Matthew Gandy. The Fabric of Space: Water, Modernity, and the Urban Imagination. Cambridge, Massachusetts: The MIT Press, 2014 and Ruth A Morgan. Running Out?: Water in Western Australia. Crawley, Western Australia: UWA Publishing, 2015. [Book Review]
posted on 2017-05-23, 10:19authored byRosalind McFarlane.
Two books published recently, Matthew Gandy’s The Fabric of Space and Ruth Morgan’s Running Out?, both use a focus on water to examine wider conditions of how people relate to their environment. Coming from a geographical
perspective, Gandy’s book is located amongst new work to
emerge on water in urban studies and examines six different cities: Paris, Berlin, Lagos, Mumbai, Los Angeles and London. Each city forms a different chapter and focuses on a different point in time to ask questions about how people relate to water in a city environment, and what this reveals
about cultural values.

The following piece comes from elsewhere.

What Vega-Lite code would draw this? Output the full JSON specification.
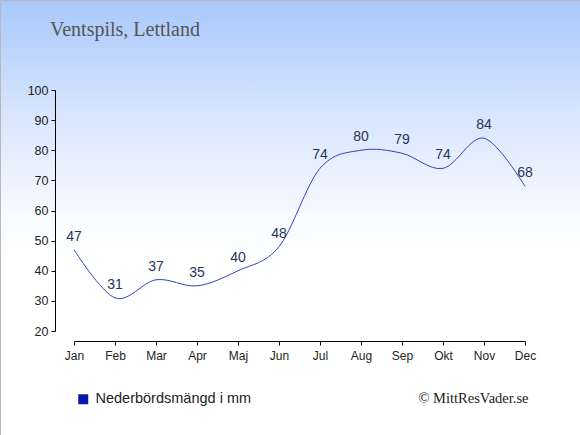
{
  "$schema": "https://vega.github.io/schema/vega-lite/v6.json",
  "width": 580,
  "height": 435,
  "autosize": "none",
  "padding": 0,
  "title": {
    "text": "Ventspils, Lettland",
    "anchor": "start",
    "frame": "group",
    "dx": 50,
    "dy": 18,
    "offset": -38,
    "baseline": "alphabetic",
    "font": "Liberation Serif",
    "fontSize": 20,
    "fontWeight": "normal",
    "color": "#555555"
  },
  "data": {
    "values": [
      {"month": "Jan", "mm": 47},
      {"month": "Feb", "mm": 31},
      {"month": "Mar", "mm": 37},
      {"month": "Apr", "mm": 35},
      {"month": "Maj", "mm": 40},
      {"month": "Jun", "mm": 48},
      {"month": "Jul", "mm": 74},
      {"month": "Aug", "mm": 80},
      {"month": "Sep", "mm": 79},
      {"month": "Okt", "mm": 74},
      {"month": "Nov", "mm": 84},
      {"month": "Dec", "mm": 68}
    ]
  },
  "encoding": {
    "x": {
      "field": "month", "type": "ordinal", "sort": null,
      "scale": {"type": "point", "range": [74, 525], "padding": 0},
      "axis": {
        "orient": "bottom", "offset": -94, "labelAngle": 0,
        "labelFont": "Liberation Sans", "labelFontSize": 12, "labelColor": "#222222",
        "labelPadding": 5, "tickSize": 4, "tickColor": "#000000", "domainColor": "#000000",
        "title": "© MittResVader.se", "titleFont": "Liberation Serif", "titleFontSize": 14.5,
        "titleFontWeight": "normal", "titleColor": "#222222", "titleX": 473, "titleY": 61,
        "titleBaseline": "alphabetic", "titleAlign": "center"
      }
    },
    "y": {
      "field": "mm", "type": "quantitative",
      "scale": {"domain": [20, 100], "range": [331, 90], "zero": false, "nice": false},
      "axis": {
        "orient": "left", "offset": -55, "values": [20, 30, 40, 50, 60, 70, 80, 90, 100],
        "grid": false, "title": null,
        "labelFont": "Liberation Sans", "labelFontSize": 12.5, "labelColor": "#222222",
        "labelPadding": 3, "tickSize": 4, "tickColor": "#000000", "domainColor": "#000000"
      }
    }
  },
  "layer": [
    {
      "mark": {"type": "line", "interpolate": "cardinal", "strokeWidth": 1},
      "encoding": {
        "color": {
          "datum": "Nederbördsmängd i mm",
          "scale": {"range": ["#3040c4"]},
          "legend": {
            "title": null, "orient": "none", "legendX": 76, "legendY": 392,
            "symbolType": "square", "symbolSize": 100,
            "labelFont": "Liberation Sans", "labelFontSize": 14.5, "labelColor": "#222222",
            "labelOffset": 5, "labelLimit": 400,
            "encode": {"symbols": {"update": {"fill": {"value": "#0a18a8"}, "stroke": {"value": "#0a18a8"}, "strokeWidth": {"value": 0}}}}
          }
        }
      }
    },
    {
      "mark": {"type": "text", "dy": -13, "baseline": "middle", "font": "Liberation Sans", "fontSize": 14, "color": "#26365a"},
      "encoding": {"text": {"field": "mm", "type": "quantitative"}}
    }
  ],
  "config": {
    "view": {
      "stroke": "#b8b8b8",
      "fill": {
        "gradient": "linear", "x1": 0, "y1": 0, "x2": 0, "y2": 1,
        "stops": [
          {"offset": 0, "color": "#a8c8fb"},
          {"offset": 0.25, "color": "#d6e4fd"},
          {"offset": 0.5, "color": "#f8fbff"},
          {"offset": 0.6, "color": "#ffffff"},
          {"offset": 1, "color": "#ffffff"}
        ]
      }
    }
  }
}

Running Out? in contrast focuses on just one area, Western Australia, but follows this state from the invasion of British colonisers to the present day, documenting the relationship different people had to the land and its water. This work takes as its specific focus hydroresilience, and documents the ways in which the Aboriginal peoples’ relationship to this land demonstrated such hydroresilience, however, the colonisers did not respect this and their attitudes, actions, and decisions, contributed
to the considerable risk of the colonisers running out of water.